Thursday, March 12, 2009

It's no surprise to me that I'm my own worst enemy

So the writing retreat was a bust due to: bad vacation planning, bad weather and bad sickness. I guess it always can't go the way you want it to.

But, I did start working on a play, 'Man Out of Time', simply because I wanted to edit it and make sure it was ready for submission. I discovered it was so far from being ready that I am pretty much revising the whole damn thing. I might now sound happy about this, but I actually am.

My struggle with my writing and subtext has continued. I know that the masters make it look easy, but damnit, I'm a human who has subtextual conversations all the time with people. I should be able to do this.

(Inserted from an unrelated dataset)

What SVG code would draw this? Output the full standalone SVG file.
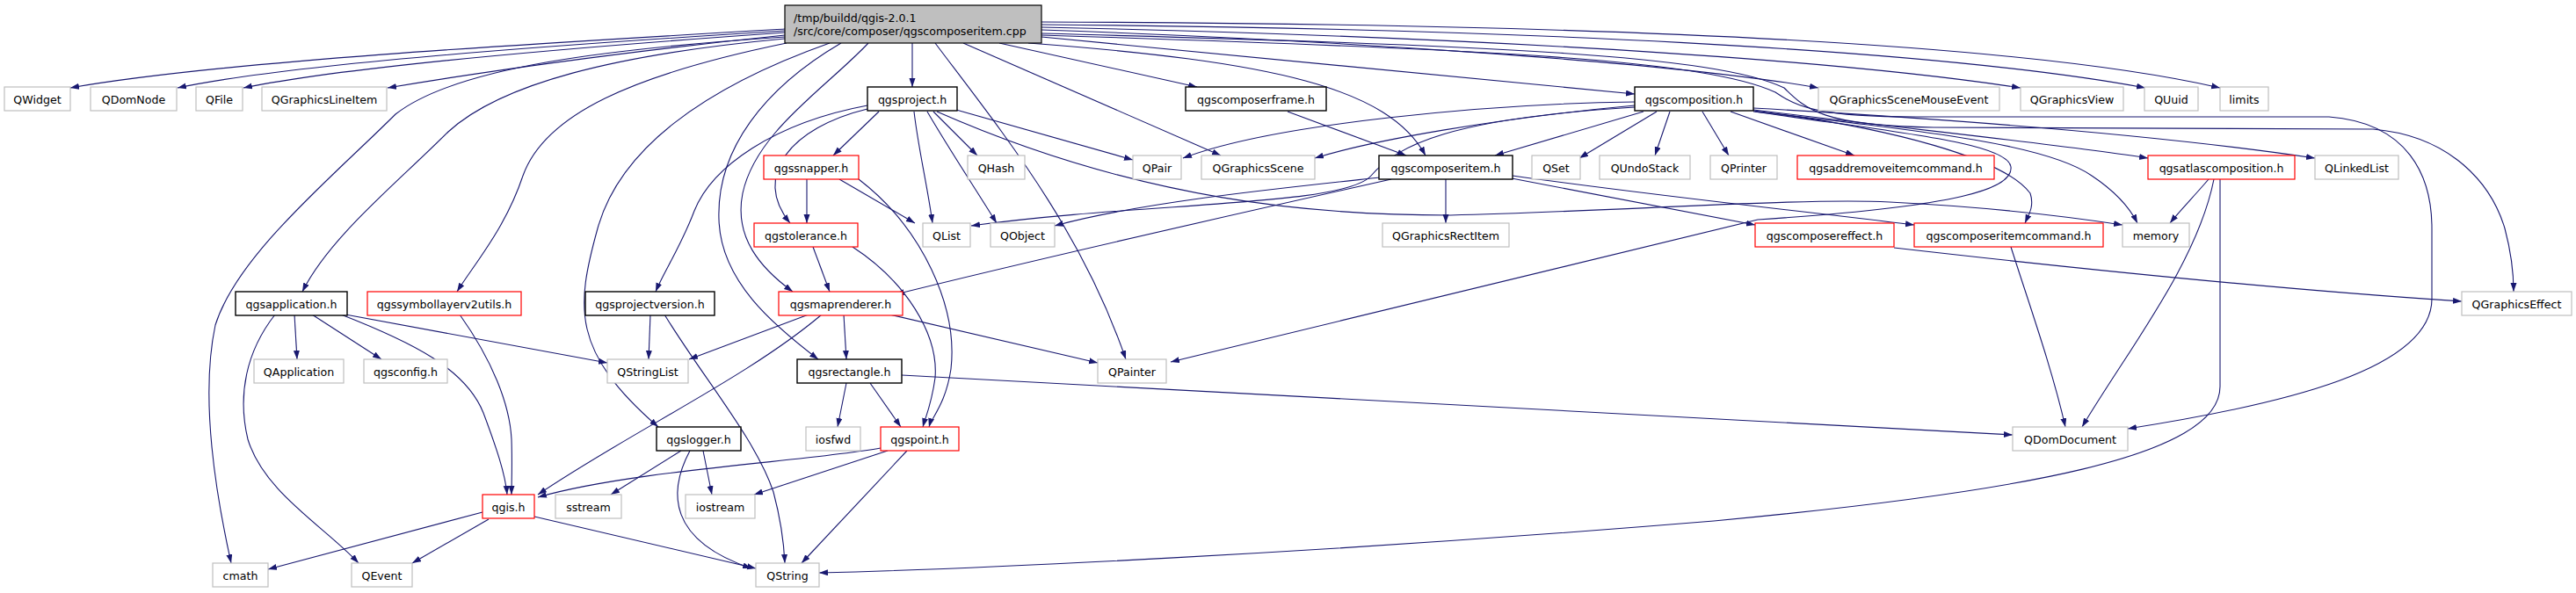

But it's okay. I'm working on character motivations and what is underpinning their behavior and all that. It seems to be helping. I guess I won't know until later, you know?

Here's the other thing about 'Man Out of Time'. It's really more disturbing to me than it was before. Which is good, I should feel some emotion from it, otherwise, why would i have written it? I shouldn't have otherwise. I'm afraid it might be just a rehash of stuff from before, but who knows.

Also, I can't BELIEVE I am having as difficult of a time as I am getting an informal reading of my play together. Seriously. This is ridiculous. People are busy and that's cool, but let me tell you, it's getting a bit out of control. I think I am just going to have to try and get some people together and just do it. I wanted to have some theatre people involved as well as other people, but man.